Open Yu-Xiaoxian opened this issue 4 years ago • 2 comments

In Ch.3 assignment 1.3, at t=1, the covariance matrix [0.25, 0.5; 0.5, 1.0] is a singular matrix. When we want to calculate its gaussian probabilistic, we need the matrix to be invertible. How can we deal with this situations.

Yu-Xiaoxian avatar Apr 26 '20 09:04 Yu-Xiaoxian

Hi sorry for slow response. In 1 dimension when σ → 0 the normal distribution with mean 0 converges (in distribution, weak convergence) to the delta dirac distribution: all the probability mass is concentrated in 0. We can generalize in 2d when 1 eigen value of the covariance matrix is null the 2d gaussian actually degenerates to a 1d gaussian with all probability mass concentrated on a line (direction defined by eigenvector corresponding to the non null eigenvalue).(corrected a typo in the P matrix). So the uncertainty ellipse becomes a bounded interval on a line.
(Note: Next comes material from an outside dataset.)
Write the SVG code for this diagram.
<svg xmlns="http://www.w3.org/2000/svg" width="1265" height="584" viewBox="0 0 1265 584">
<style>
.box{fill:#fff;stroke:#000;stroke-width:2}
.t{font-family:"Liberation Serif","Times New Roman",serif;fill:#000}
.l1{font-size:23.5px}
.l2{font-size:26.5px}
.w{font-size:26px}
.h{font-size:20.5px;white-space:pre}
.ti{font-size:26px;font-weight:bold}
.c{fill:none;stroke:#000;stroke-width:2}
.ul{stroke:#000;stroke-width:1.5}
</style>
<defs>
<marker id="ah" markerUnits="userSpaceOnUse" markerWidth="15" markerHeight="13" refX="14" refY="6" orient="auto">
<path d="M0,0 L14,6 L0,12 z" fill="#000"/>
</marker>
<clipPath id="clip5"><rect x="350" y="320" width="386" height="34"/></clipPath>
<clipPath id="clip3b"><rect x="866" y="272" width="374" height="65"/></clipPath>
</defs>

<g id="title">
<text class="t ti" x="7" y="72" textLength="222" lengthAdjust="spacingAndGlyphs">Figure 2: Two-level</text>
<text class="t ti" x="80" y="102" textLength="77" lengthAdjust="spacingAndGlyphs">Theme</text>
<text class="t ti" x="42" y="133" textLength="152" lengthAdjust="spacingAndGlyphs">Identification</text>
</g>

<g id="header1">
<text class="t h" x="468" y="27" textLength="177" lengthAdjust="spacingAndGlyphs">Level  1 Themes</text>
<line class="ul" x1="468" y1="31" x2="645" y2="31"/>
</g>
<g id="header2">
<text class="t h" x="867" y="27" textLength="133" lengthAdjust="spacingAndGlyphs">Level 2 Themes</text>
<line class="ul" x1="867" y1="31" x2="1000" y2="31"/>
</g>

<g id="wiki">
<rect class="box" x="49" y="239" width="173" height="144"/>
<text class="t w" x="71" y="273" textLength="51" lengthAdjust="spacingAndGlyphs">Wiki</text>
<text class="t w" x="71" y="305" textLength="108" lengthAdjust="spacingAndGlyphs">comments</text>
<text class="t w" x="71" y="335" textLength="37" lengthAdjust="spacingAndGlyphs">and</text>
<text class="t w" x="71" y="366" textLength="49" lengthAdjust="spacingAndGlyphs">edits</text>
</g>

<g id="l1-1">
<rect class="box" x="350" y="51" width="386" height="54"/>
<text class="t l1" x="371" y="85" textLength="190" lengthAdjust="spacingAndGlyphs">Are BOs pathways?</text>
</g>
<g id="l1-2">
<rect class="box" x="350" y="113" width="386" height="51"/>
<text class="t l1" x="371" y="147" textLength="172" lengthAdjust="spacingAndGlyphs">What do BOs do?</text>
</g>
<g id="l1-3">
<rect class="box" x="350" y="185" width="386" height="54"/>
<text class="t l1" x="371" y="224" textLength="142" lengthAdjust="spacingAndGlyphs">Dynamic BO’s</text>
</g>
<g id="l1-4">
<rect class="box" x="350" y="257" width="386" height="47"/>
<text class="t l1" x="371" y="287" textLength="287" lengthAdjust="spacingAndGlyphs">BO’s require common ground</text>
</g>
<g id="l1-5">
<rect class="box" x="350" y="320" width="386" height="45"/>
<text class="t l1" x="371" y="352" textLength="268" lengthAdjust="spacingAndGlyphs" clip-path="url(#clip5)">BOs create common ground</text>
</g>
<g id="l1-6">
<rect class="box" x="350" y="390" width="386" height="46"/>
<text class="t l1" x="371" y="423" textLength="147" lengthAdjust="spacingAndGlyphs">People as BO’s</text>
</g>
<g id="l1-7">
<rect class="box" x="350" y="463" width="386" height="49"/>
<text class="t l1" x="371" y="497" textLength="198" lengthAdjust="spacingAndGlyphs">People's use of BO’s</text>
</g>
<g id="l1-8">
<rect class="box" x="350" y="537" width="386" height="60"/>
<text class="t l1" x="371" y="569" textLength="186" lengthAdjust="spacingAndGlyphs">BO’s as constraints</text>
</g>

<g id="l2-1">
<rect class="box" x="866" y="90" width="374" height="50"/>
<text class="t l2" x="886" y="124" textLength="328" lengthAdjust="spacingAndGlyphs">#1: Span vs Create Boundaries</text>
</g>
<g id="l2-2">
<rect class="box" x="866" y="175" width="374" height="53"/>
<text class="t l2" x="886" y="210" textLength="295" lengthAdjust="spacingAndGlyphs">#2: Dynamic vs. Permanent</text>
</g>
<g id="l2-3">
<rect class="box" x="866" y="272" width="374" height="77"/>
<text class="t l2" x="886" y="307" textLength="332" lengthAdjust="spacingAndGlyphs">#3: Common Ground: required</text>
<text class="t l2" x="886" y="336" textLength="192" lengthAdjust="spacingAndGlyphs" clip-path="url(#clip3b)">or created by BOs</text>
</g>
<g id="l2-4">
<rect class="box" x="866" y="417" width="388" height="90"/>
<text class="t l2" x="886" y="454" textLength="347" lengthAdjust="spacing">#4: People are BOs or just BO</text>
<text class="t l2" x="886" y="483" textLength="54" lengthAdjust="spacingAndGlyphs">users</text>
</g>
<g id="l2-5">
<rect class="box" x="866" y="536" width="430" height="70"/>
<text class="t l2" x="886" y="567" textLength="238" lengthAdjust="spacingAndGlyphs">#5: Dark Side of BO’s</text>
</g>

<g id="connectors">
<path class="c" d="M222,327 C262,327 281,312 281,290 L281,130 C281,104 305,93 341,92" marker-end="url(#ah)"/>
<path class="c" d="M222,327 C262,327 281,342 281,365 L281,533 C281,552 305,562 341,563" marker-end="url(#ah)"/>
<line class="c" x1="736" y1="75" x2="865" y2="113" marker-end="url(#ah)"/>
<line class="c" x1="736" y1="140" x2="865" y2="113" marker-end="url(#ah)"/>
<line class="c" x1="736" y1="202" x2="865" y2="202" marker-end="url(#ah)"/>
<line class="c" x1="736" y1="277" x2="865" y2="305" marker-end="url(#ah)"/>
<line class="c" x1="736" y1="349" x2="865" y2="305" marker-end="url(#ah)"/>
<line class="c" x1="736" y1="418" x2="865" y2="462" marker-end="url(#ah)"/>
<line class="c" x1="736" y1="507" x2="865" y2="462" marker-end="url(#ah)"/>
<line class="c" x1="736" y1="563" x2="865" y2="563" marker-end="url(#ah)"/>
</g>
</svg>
Does this clarify ? is it the point you wanted to make ?

pptacher avatar May 06 '20 07:05 pptacher

Your replay is beyond my point. The probability mass center explain the covariance matrix very clear, thanks.

When I use random module of Python to sample from normal distribution, I add a tiny diagonal matrix to the covariance matrix, making it ill but not singular, so it becomes invertible. And the result shows exactly what you've said, the sample points centered in a line.

Thanks again for your replay, that makes the result more clear.